El sistema impositivo de un país que supera sistemáticamente los límites estándares de déficit y deuda públicos, con un sector público muy descentralizado, con reformas fiscales paramétricas permanentes, con unos niveles de economía sumergida que suponen la cuarta parte del PIB, con un insuficiente grado de corresponsabilidad fiscal, con una muy desigual distribución de las cargas en función del origen de la renta, con serias dificultades para enfrentarse a la globalización y a la pérdida de soberanía tributaria, con una imposición verde irrelevante e incapaz de generar doble dividendo, etcétera, sin lugar a dudas es un sistema mal diseñado, escasamente adaptado a los nuevos criterios de sostenibilidad y a los nuevos tiempos, insuficiente desde el punto de vista recaudatorio, injusto y poco eficiente.
Con problemas estructurales como estos, y con un inventario tan amplio de problemas en la política fiscal española, no deja de sorprender el foco mediático que se ha puesto en el Impuesto de Sucesiones y Donaciones. Sorpresa que se acentúa aún más cuando se trata de un impuesto con un muy reducido poder recaudatorio y cuya hipotética supresión beneficiaría a un escaso grupo de contribuyentes, especialmente de renta elevada. En torno a este impuesto, con independencia del debate de si técnicamente está bien diseñado o no, tanto desde el punto de vista interno como desde el punto de vista del encaje en el conjunto del sistema, se han hecho afirmaciones que son claramente erróneas, y, en muchos casos, interesadas.
En primer lugar se habla de un impuesto anacrónico, cuando su función es esencialmente redistributiva, y en consecuencia, puede jugar un importante papel en los sistemas tributarios futuros. Por otro lado, es cierto que, como decimos, su poder recaudatorio es mínimo, y que, por tanto, no genera ingresos fiscales relevantes, pero es considerado como un impuesto de cierre de sistema, y, en algún sentido, cuenta con funciones censales. No obstante, este argumento debería contribuir a restar su impacto mediático y no tanto a fomentarlo.
También se habla de que se trata de un impuesto con poco arraigo en España, cuando se remonta, a través de distintas figuras impositivas, al siglo XVIII. O que es un impuesto que contribuye a la doble imposición, cuando no es cierto. O que está contribuyendo significativamente al desistimiento de herencias, cuando el problema fundamental ha sido la crisis y las deudas y cargas hipotecarias. O que los países más avanzados no tienen un impuesto parecido, cuando no es así. O que la gente está votando con los pies, empadronándose en otras Comunidades Autónomas con menos carga tributaria. En definitiva, argumentos todos ellos que, o son inciertos, o, al menos, son claramente matizables.

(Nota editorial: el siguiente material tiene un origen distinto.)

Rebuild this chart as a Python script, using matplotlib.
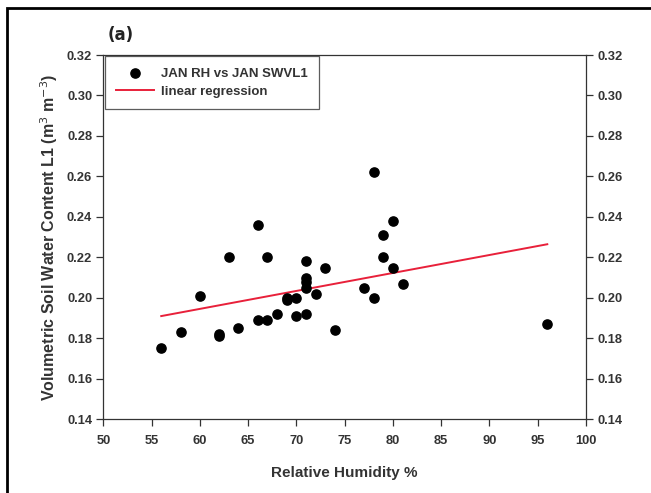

Por tanto, no deja de ser curiosa toda esta riada mediática, propia del populismo generalizado en el que estamos inmersos y de la eclosión del fenómeno de la posverdad, cuando nadie se escandaliza de que tengamos un sistema impositivo en el que la mitad de los recursos se originan en hechos imponibles asociados al trabajo, en tanto que la imposición sobre el capital supone apenas el 20% del sistema. Sin lugar a dudas, las especiales condiciones en las que se genera el hecho imponible y el devengo del impuesto, así como la diversidad regulatoria y la competencia fiscal entre las Comunidades Autónomas, están contribuyendo a que se ponga el foco en este impuesto cuando existen problemas en nuestro sistema tributario mucho más acuciantes que la supresión de este impuesto. Un impuesto que estaría justificado siempre que sea claramente distributivo y que contribuya a valorar el mérito y no la cuna en una sociedad democrática. No se trata de un impuesto anacrónico, sino un impuesto mal diseñado que podría estar perfectamente integrado en el IRPF.